- TASK STATEMENT -
Retype the data exactly, from its first line to the line containing "12, 16, 24])", including both, and skip any picture.

- TASK INPUT -
* * * * * * * * *

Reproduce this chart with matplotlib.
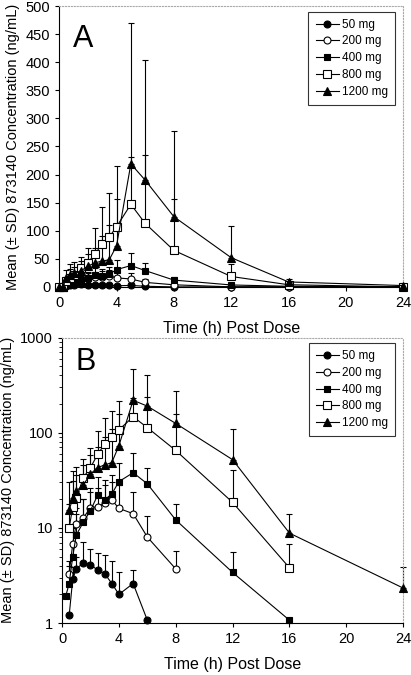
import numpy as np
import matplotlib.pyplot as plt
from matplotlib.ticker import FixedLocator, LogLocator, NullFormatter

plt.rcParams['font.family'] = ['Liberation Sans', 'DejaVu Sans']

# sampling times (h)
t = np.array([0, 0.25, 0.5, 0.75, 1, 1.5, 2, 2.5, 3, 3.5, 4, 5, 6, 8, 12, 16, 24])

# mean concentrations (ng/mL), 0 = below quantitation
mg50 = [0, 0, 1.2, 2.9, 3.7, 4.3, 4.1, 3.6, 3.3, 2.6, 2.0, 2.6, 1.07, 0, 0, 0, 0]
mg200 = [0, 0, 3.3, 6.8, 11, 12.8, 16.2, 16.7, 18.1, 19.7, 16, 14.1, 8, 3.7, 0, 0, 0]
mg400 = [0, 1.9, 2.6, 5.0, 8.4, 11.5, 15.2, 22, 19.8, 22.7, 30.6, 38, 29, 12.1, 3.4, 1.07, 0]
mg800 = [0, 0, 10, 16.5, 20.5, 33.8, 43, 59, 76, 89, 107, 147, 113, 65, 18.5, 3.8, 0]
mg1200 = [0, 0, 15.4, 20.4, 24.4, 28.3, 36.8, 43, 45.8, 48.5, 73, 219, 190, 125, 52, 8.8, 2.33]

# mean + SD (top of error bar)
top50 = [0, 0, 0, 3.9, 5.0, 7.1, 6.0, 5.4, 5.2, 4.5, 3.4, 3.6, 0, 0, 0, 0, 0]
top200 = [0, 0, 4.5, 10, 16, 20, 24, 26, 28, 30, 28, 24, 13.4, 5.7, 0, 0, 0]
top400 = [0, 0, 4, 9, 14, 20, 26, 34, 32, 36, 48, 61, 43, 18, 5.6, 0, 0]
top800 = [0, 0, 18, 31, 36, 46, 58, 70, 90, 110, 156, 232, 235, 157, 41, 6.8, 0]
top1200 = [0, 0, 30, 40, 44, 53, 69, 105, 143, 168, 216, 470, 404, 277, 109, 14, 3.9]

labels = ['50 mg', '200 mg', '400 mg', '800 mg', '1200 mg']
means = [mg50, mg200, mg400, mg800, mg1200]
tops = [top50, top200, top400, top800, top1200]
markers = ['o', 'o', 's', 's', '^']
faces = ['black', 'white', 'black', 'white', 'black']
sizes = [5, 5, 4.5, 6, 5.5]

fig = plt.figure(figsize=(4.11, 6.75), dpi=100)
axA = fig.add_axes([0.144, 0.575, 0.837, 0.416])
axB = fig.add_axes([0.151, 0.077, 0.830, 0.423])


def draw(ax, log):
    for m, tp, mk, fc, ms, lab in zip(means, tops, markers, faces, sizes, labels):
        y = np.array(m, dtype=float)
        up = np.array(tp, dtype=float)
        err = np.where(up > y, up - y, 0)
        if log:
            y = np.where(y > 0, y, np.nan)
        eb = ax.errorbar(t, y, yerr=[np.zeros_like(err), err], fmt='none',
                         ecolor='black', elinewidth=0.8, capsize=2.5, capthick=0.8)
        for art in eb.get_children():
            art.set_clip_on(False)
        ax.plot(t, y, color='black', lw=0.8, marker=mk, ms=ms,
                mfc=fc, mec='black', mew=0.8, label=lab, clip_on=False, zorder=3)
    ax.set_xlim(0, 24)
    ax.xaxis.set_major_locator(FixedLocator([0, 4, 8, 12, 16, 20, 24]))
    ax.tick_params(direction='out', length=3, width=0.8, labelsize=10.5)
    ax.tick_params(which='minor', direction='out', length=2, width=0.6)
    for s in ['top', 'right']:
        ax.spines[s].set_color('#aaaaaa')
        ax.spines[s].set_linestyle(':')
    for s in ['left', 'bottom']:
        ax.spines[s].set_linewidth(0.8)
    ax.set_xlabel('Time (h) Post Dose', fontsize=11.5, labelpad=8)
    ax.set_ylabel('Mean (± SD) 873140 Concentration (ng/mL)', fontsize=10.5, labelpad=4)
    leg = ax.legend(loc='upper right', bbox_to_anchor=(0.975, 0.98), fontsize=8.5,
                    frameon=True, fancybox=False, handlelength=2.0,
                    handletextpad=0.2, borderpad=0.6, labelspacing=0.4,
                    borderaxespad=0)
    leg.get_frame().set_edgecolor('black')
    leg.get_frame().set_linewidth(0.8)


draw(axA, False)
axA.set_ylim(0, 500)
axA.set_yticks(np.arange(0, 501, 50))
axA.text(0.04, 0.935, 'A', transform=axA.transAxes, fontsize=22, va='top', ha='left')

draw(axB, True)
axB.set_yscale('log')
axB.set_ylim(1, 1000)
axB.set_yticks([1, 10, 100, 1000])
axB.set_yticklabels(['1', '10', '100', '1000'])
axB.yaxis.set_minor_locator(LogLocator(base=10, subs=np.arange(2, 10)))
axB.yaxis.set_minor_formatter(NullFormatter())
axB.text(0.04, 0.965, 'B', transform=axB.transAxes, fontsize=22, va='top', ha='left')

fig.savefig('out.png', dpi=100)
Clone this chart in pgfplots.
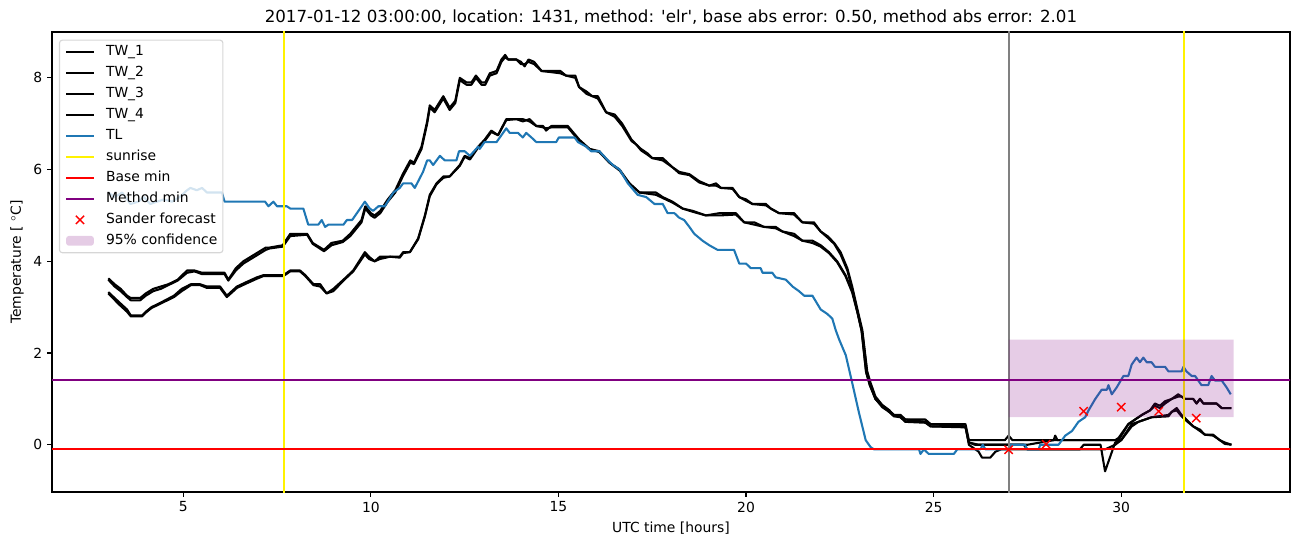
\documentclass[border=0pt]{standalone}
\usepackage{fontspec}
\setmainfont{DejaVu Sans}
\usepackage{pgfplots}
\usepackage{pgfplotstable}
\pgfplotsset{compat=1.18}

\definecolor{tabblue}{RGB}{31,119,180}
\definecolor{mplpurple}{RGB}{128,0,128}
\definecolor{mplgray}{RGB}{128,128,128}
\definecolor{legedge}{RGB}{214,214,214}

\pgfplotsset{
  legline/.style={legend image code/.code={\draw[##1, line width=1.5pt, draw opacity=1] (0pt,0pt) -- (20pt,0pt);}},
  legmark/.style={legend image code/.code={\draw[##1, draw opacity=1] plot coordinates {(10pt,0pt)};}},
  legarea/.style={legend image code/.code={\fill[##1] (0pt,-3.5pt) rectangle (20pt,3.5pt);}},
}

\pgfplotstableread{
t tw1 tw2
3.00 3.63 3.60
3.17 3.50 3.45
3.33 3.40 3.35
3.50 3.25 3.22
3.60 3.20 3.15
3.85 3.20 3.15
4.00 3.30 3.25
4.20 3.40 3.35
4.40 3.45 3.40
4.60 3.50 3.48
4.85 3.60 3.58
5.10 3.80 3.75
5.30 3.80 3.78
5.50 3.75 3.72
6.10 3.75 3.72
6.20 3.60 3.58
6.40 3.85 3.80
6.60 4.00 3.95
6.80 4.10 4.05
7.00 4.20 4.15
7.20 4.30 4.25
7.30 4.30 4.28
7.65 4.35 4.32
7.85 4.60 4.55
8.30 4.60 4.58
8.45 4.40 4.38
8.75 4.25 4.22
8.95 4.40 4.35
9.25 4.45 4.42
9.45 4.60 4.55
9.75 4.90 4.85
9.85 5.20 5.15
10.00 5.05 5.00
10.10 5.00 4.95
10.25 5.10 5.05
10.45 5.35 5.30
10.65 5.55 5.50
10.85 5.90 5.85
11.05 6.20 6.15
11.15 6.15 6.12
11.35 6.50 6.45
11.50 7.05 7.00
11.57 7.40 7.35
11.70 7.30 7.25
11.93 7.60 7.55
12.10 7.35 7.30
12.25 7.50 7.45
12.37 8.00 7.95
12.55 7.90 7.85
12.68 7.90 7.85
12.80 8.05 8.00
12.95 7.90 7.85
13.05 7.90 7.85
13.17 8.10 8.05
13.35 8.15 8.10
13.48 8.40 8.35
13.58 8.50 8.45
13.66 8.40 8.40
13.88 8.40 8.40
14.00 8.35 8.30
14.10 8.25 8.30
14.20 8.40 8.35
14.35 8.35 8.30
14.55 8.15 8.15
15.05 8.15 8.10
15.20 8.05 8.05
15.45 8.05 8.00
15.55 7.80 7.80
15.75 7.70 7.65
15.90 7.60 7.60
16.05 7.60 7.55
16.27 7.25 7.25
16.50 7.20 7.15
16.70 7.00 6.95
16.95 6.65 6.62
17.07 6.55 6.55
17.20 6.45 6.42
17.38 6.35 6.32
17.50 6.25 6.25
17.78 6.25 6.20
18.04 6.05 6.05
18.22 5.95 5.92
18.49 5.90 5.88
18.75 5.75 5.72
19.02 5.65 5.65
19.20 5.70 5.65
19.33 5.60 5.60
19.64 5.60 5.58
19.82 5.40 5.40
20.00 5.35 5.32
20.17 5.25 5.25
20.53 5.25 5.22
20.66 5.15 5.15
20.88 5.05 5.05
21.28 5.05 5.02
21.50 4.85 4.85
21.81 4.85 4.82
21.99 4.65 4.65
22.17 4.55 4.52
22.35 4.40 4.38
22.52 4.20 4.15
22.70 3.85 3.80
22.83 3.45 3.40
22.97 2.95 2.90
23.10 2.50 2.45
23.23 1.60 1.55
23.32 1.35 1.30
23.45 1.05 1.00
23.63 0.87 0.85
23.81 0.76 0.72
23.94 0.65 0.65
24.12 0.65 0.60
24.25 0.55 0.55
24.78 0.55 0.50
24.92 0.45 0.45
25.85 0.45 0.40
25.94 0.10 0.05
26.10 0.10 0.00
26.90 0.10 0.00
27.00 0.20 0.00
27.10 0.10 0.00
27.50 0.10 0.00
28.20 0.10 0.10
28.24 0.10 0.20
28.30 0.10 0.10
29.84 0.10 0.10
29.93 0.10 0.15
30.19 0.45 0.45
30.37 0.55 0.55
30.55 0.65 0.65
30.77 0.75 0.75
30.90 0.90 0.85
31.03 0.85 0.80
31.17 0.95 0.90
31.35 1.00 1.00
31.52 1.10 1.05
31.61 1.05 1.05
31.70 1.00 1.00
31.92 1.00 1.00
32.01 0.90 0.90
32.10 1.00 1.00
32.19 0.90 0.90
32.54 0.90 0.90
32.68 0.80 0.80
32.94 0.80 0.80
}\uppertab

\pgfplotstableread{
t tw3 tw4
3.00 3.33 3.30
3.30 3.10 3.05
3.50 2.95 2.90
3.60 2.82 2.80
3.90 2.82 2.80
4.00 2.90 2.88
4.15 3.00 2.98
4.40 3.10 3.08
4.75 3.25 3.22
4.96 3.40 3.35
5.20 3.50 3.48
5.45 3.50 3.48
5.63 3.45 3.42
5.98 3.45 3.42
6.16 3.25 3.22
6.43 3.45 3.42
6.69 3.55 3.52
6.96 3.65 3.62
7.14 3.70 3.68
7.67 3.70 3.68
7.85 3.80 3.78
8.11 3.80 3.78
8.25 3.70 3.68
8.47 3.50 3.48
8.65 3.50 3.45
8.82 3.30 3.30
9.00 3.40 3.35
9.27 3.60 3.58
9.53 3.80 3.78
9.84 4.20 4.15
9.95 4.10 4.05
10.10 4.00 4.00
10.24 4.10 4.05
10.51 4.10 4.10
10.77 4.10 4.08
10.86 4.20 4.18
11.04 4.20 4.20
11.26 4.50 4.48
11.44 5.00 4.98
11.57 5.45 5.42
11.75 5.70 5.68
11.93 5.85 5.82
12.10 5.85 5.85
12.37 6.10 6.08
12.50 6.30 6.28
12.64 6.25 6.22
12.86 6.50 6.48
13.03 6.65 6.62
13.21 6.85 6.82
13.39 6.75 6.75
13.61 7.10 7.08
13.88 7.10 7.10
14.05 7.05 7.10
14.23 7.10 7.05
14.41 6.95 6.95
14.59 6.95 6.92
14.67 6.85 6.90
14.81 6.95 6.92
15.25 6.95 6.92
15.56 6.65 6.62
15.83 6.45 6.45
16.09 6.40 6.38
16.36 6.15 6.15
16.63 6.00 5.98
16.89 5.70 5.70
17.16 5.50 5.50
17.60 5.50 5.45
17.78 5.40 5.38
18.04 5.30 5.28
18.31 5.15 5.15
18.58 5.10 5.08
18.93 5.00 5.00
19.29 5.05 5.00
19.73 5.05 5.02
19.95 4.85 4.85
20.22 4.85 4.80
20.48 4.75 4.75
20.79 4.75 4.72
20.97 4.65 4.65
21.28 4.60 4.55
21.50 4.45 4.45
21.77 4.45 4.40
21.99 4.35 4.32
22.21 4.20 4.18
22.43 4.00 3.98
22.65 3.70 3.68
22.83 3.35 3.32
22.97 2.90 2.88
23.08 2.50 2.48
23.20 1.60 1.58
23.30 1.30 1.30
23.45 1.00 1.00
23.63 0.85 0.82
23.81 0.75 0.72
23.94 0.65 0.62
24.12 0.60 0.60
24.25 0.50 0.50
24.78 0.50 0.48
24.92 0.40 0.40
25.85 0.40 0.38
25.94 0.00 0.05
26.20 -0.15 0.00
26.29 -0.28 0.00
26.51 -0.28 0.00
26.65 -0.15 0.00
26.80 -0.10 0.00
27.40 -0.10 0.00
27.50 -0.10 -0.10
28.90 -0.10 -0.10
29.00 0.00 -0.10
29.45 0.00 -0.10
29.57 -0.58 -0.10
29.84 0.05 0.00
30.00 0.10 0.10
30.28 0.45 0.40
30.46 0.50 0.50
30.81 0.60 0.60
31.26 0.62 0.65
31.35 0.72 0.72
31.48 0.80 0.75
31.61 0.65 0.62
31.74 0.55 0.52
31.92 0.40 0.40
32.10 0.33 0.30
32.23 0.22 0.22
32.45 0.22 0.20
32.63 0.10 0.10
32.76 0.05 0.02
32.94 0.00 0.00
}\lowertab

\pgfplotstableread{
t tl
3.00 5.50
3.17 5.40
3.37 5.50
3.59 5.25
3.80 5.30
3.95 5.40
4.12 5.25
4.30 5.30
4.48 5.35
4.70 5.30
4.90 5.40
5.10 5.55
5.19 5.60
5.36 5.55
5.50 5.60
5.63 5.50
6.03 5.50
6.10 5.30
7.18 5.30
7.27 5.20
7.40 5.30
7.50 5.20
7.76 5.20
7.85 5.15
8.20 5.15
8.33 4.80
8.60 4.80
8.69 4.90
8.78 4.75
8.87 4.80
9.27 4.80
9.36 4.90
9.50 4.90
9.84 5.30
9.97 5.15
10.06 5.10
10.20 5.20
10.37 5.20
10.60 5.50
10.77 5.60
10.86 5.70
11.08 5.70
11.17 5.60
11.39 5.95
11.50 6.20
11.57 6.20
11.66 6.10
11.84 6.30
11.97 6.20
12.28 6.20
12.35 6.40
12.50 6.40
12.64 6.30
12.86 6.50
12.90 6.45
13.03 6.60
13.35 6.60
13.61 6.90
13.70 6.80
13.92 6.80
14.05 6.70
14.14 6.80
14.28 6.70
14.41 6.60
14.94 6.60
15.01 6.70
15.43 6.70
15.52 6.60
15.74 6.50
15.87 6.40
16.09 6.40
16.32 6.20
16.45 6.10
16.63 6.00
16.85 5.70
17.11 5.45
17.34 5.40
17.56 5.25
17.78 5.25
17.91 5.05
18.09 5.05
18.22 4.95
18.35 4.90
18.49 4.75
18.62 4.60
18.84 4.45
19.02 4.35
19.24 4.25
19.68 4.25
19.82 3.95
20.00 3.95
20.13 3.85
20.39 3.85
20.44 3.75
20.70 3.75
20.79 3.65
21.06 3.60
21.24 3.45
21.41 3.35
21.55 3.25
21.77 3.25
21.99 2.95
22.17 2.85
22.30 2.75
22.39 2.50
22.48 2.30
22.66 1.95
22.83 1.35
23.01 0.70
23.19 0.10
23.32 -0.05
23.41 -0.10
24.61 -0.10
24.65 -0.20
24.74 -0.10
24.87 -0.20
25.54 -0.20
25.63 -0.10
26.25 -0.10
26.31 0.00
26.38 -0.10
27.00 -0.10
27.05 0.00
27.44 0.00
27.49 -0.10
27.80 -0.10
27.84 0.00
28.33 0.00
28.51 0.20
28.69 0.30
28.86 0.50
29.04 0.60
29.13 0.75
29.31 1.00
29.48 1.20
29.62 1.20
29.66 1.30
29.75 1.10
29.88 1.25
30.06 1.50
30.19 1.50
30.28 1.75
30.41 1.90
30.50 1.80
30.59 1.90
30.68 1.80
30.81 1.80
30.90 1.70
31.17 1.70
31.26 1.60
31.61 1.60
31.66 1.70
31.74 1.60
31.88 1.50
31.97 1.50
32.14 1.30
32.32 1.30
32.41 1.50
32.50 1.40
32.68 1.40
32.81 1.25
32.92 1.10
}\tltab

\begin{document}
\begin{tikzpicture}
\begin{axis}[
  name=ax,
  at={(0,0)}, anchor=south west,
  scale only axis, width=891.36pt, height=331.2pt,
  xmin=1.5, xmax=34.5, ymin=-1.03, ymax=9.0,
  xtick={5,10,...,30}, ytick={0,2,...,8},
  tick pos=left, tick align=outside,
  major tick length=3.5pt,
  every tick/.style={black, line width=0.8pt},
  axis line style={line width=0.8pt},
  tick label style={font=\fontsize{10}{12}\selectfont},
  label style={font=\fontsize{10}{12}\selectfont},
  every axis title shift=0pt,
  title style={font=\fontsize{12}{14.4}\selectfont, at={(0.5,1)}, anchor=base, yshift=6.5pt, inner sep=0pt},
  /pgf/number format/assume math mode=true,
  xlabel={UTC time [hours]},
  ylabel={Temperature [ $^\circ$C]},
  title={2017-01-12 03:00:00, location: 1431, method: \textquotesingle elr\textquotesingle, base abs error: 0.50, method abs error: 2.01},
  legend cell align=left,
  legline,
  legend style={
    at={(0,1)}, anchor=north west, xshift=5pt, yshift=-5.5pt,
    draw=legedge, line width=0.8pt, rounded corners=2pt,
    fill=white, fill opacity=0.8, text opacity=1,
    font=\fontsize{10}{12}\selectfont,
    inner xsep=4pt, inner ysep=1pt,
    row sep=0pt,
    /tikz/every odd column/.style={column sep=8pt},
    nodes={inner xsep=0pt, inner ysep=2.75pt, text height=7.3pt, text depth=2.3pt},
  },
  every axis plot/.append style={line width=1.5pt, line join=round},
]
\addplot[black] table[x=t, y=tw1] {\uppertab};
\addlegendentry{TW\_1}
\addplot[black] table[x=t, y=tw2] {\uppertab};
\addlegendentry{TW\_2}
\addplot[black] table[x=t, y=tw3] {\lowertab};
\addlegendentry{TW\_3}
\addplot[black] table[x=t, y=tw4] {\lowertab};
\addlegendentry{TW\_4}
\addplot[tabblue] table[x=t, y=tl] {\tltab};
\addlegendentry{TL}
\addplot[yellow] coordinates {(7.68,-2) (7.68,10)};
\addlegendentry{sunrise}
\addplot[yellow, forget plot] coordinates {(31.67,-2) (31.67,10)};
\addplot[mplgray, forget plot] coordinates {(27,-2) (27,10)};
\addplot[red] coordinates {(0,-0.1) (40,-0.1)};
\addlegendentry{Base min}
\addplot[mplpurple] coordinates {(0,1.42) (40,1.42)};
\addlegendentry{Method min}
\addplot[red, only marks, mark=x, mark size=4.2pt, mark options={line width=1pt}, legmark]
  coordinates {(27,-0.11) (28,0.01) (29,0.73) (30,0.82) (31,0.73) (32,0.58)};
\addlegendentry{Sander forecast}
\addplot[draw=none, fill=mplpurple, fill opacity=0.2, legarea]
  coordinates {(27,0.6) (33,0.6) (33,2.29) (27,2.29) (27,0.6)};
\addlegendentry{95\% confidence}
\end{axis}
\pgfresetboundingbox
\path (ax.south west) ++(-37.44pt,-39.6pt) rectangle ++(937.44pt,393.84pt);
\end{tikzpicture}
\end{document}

* * * * * * * * *

- SOLVED EXERCISE -
Reproduce this chart with matplotlib.
import numpy as np
import matplotlib.pyplot as plt
from matplotlib.ticker import FixedLocator, LogLocator, NullFormatter

plt.rcParams['font.family'] = ['Liberation Sans', 'DejaVu Sans']

# sampling times (h)
t = np.array([0, 0.25, 0.5, 0.75, 1, 1.5, 2, 2.5, 3, 3.5, 4, 5, 6, 8, 12, 16, 24])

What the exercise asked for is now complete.